◆ **Task data**
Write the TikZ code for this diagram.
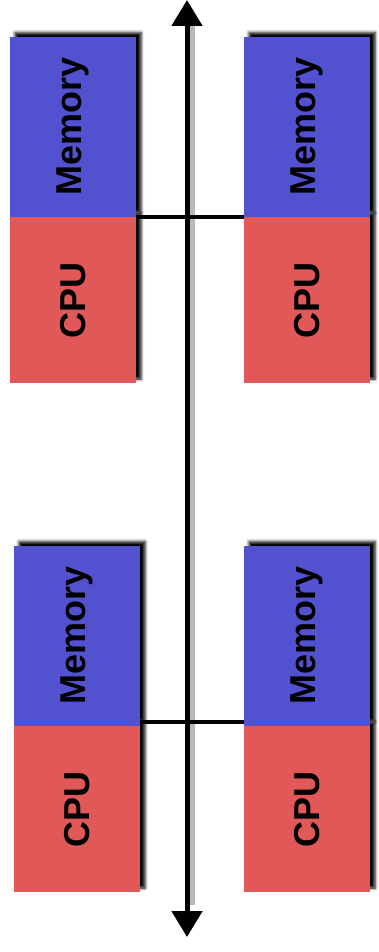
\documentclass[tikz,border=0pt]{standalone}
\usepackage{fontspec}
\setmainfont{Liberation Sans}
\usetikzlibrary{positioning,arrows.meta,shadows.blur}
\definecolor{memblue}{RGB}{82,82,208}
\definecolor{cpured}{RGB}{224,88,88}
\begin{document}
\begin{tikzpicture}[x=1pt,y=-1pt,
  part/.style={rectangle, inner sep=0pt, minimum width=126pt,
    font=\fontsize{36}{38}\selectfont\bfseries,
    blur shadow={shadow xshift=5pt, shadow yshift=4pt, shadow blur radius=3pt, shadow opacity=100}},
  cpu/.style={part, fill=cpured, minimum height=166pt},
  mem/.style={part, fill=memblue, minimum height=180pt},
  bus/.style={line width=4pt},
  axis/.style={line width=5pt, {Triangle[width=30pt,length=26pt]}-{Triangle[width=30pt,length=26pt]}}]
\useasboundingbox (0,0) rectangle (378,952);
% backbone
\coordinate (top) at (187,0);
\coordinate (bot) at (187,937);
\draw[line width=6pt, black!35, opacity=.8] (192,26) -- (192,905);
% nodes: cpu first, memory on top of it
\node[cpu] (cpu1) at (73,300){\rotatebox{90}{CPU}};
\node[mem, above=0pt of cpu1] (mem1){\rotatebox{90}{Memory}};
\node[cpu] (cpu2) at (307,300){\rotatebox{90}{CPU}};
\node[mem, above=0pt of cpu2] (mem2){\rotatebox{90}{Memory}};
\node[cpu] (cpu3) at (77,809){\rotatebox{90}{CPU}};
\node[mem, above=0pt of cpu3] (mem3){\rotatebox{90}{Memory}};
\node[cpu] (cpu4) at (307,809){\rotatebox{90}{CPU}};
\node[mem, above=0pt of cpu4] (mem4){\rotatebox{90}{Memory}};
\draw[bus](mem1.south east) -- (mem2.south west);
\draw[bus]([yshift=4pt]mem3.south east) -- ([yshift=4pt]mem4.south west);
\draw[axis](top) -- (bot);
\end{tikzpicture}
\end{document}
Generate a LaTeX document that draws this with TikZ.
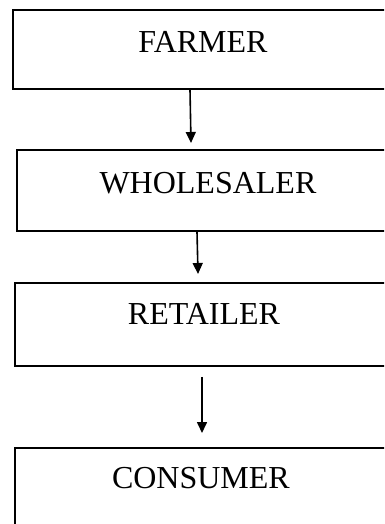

◆ **Job**
List each line of the records that holds the string "this".

◆ **Result below**
Write the TikZ code for this diagram.
Generate a LaTeX document that draws this with TikZ.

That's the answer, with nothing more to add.